The 4 pillars of the SDG’s are,  “ending extreme poverty, ensuring environmental sustainability, social inclusion (such as gender equality, jobs, happiness) and good governance” (Nalin).

According to Sachs, in order to:

End extreme poverty he thinks that e-health is a vital way to share health information, and that this is an aspect of ICT that should be focused on. Furthermore he says,  “education holds the key to any development process and we should see to it that there are more virtual classrooms to provide a good platform to share smart ideas and enhancing the reach” (Nalin).

In terms of Environmental sustainability: Sachs said that,  “agrarian ecology, transportation, telepresence, smart grids in checking and enhancing efficiency, metering and integration of renewable, green buildings, remote sensing and emergency responses can be integrated through ICT resulting into a cleaner and greener environment” (Nalin). Here, he throws out a plethora of environmental terms and says that if they are somehow integrated, they will pave the way for a cleaner environment, yet he fails to describe exactly how he foresees this occurring.

In terms of the role of ICT in terms of good governance  Sachs says this, “can already be seen in various parts of the world as people now mobilize through various social platforms present on the social media” (Nalin). Here, I think this is a legitimately good example, as we have seen social networking websites contribute in spreading democratic ideals and messages which lead to the Struggle for better governance and the mobilization in Tunisia accelerating the Arab Spring.
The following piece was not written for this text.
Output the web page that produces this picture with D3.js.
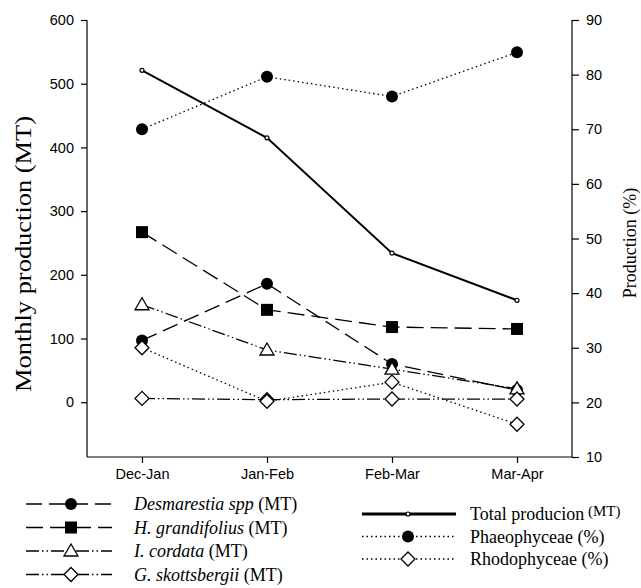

Sach’s idea centers around the idea of sustainable human development, but he does not mention the sustainability of the ICTs that he proposes to integrate into developing societies.  I’m not quite sure if his ideas are practical. Are virtual classrooms realistic in the majority of developing countries? Would that laundry list of environmental sustainability though various ICTs actually be implemented? Will the people ACTUALLY use the above-proposed technologies?